Im Akku übernehmen die sogenannten Lithium-Ionen diese Speicheraufgabe: Diesen Atomen fehlt ein Elektron. Daher sind sie elektrisch positiv geladen. Beim Aufladen strömen negativ geladene Elektronen in den Akku und sammeln sich in einem dichten Geflecht aus dem leitfähigen Kohlenstoff Graphit. Dorthin wandern dann auch die positiv geladenen Lithium-Ionen. Jedes von ihnen bindet ein Elektron – man könnte auch sagen, dass jedes Ion ein Elektron festhält, um die Ladungsneutralität zu gewährleisten. Beim Entladen des Akkus verlassen die Elektronen das Graphit nach und nach wieder. Damit wandern auch die positiv geladenen Lithium-Ionen aus dem Graphit-Netzwerk heraus. Später kann der Ladezyklus dann von neuem beginnen.
Je mehr Lithium-Ionen in einen Akku hineinpassen, umso mehr Elektronen und damit Energie können auf gleichem Raum gespeichert werden. Daher arbeitet Bosch schon länger unter anderem daran, den Graphit-Anteil zu reduzieren oder ganz auf das Graphit zu verzichten. Dies würde die Energiedichte des Akkus deutlich steigern.
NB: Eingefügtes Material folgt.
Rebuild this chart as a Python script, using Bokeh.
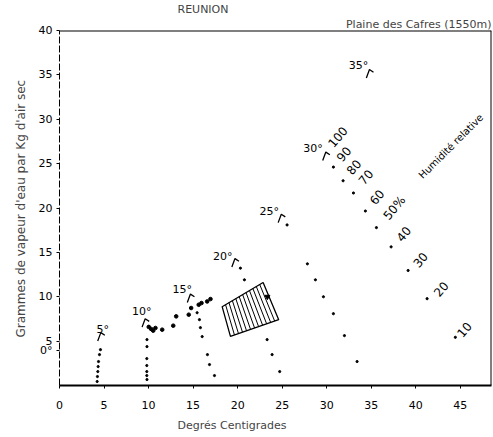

Das scheint jetzt dem Start-up Seeo, das Bosch gekauft hat, gelungen zu sein.
Auch die asiatischen Oligopolisten haben erkannt, dass es für sie sinnvoll ist, in Europa zu produzieren. Samsung SDI baut in Göd nahe Budapest ein Werk aus, LG Chem in Breslau. Damit sind sie zwar näher an den europäischen Kunden, aber eben immer noch ein Oligopol. „Die Autoindustrie sollte ein hohes Interesse daran haben, dieses aufzubrechen und daran mitarbeiten, dass weitere unabhängige Zellproduzenten entstehen“, sagt Sauer von der RWTH. „Andernfalls besteht die Gefahr, dass große Teile des Know-hows und der Wertschöpfung langfristig in Deutschland verloren gehen.“
Das ist keine nebulöse Schwarzmalerei, sondern folgt einer bestechend einfachen Logik: Um die Zelle herum ist es für einen Zellhersteller relativ einfach, das Know-how entlang der Wertschöpfungskette zu erweitern; den Zusammenbau der Zellen zu Packs und Akkus beherrschen die Zellhersteller ohnehin. „Dann benötigt man nur noch ein wenig Leistungselektronik und Software, und man ist schnell beim gesamten E-Antriebsstrang für das Elektroauto“, sagt Sauer.